In Borough of Duryea v. Guarnieri (09-0146), the Court incorporated a "public concern" limitation into public employees' First Amendment right of petition in disputes with their employers. In so doing, the Court resolved a split of authority among the U.S. Courts of Appeals.
This case grew out of an employment dispute between Charles Guarnieri and the Borough of Duryea, Pennsylvania. After an initial attempt to terminate Guarnieri from his position as chief of police was determined by an arbitrator to involve procedural errors, the Borough Council issued a series of directives to instruct Guarnieri in the performance of his duties. Guarnieri sued the Borough, the Borough Council, and individual members of the Council under 42 U.S.C. § 1983, alleging that the directives were issued as retaliation for his filing of the union grievance that resulted in his reinstatement. Guarnieri claimed that his union grievance and his § 1983 suit were petitions protected by the First Amendment.

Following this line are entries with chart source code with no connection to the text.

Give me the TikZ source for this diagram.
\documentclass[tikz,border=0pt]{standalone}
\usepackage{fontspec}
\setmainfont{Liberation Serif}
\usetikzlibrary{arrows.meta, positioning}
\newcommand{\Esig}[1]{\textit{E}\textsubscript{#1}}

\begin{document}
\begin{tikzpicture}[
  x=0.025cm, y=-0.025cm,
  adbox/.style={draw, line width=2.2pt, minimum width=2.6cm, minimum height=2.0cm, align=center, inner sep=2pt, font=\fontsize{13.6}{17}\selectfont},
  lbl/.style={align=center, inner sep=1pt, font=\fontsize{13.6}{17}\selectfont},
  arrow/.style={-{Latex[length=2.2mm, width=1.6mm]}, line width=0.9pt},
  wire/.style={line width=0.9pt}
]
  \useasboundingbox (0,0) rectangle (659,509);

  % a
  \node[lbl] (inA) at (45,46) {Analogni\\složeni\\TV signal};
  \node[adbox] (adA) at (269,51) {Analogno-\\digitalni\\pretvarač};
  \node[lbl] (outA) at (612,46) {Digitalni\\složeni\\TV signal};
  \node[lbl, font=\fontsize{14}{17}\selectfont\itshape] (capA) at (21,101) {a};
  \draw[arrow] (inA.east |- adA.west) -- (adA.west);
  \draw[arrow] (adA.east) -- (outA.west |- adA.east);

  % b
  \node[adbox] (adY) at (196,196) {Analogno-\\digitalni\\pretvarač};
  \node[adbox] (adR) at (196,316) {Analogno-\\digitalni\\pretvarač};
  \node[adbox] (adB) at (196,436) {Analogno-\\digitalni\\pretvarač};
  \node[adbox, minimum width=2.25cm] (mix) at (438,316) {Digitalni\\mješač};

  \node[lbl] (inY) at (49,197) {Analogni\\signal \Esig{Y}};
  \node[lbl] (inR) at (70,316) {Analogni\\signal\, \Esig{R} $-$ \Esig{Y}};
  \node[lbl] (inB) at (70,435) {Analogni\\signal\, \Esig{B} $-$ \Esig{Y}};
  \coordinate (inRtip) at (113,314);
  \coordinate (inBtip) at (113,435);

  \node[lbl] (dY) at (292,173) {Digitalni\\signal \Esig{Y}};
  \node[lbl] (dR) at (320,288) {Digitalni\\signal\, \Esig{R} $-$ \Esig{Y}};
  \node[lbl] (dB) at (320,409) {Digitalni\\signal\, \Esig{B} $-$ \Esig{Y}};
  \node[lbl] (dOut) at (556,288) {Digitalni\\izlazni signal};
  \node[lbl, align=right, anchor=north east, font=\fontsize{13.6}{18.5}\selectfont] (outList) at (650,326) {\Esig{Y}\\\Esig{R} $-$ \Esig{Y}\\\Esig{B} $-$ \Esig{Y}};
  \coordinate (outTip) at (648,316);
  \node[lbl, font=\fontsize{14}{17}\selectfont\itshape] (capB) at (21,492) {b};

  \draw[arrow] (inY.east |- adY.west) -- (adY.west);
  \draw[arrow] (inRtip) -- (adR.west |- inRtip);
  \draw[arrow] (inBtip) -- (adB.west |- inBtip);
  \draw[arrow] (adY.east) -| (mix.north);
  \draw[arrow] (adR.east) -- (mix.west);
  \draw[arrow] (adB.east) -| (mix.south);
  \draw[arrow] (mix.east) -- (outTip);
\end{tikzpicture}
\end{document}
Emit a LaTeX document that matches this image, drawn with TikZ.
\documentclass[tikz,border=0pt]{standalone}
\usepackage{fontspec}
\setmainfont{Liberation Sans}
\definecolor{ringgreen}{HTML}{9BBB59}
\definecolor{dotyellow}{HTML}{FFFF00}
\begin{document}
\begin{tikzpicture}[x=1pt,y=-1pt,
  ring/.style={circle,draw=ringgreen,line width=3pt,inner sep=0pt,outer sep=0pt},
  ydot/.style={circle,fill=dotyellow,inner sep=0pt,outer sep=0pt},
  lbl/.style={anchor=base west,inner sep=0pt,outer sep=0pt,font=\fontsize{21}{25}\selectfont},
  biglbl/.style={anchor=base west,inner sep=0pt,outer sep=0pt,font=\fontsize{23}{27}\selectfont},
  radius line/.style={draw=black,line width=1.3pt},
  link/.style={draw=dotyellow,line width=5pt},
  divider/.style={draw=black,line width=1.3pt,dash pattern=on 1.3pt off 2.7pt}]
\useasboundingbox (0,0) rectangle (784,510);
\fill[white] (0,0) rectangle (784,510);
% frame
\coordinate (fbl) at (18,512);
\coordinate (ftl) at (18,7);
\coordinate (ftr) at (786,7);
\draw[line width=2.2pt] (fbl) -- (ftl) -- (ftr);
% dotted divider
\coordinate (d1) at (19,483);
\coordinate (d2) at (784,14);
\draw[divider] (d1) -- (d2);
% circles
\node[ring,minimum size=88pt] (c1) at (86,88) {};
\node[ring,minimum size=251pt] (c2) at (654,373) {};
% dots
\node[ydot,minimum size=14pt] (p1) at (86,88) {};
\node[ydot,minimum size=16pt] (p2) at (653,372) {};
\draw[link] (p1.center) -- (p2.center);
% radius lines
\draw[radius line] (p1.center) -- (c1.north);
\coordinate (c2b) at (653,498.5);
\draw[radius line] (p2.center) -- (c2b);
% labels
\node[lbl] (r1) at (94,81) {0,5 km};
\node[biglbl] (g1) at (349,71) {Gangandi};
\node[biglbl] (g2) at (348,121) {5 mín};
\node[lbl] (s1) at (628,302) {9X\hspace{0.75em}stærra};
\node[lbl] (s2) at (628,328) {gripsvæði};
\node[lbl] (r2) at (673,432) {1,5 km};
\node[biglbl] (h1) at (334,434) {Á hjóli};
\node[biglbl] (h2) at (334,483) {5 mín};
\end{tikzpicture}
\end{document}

In an opinion joined by Chief Justice Roberts and by Justices Ginsburg, Breyer, Alito, Sotomayor, and Kagan, Justice Kennedy drew on the history of the First Amendment and on analogies to Speech Clause jurisprudence in concluding that the Petition Clause only protects public employee activity involving matters of public concern. To hold otherwise, the Court concluded, would involve the judiciary in wide-ranging supervision of governmental employment activity, raising significant constitutional concerns and unduly burdening the legitimate exercise of governmental authority.
Justices Thomas and Scalia disagreed with the decision to draw the public concern limitation into Petition Clause jurisprudence. They would prefer a principle that identifies First Amendment petitions by the fact that they address the governmental entity as sovereign, rather than as employer. Justice Scalia also expressed doubts about whether a lawsuit should be regarded as a "petition" for purposes of the First Amendment.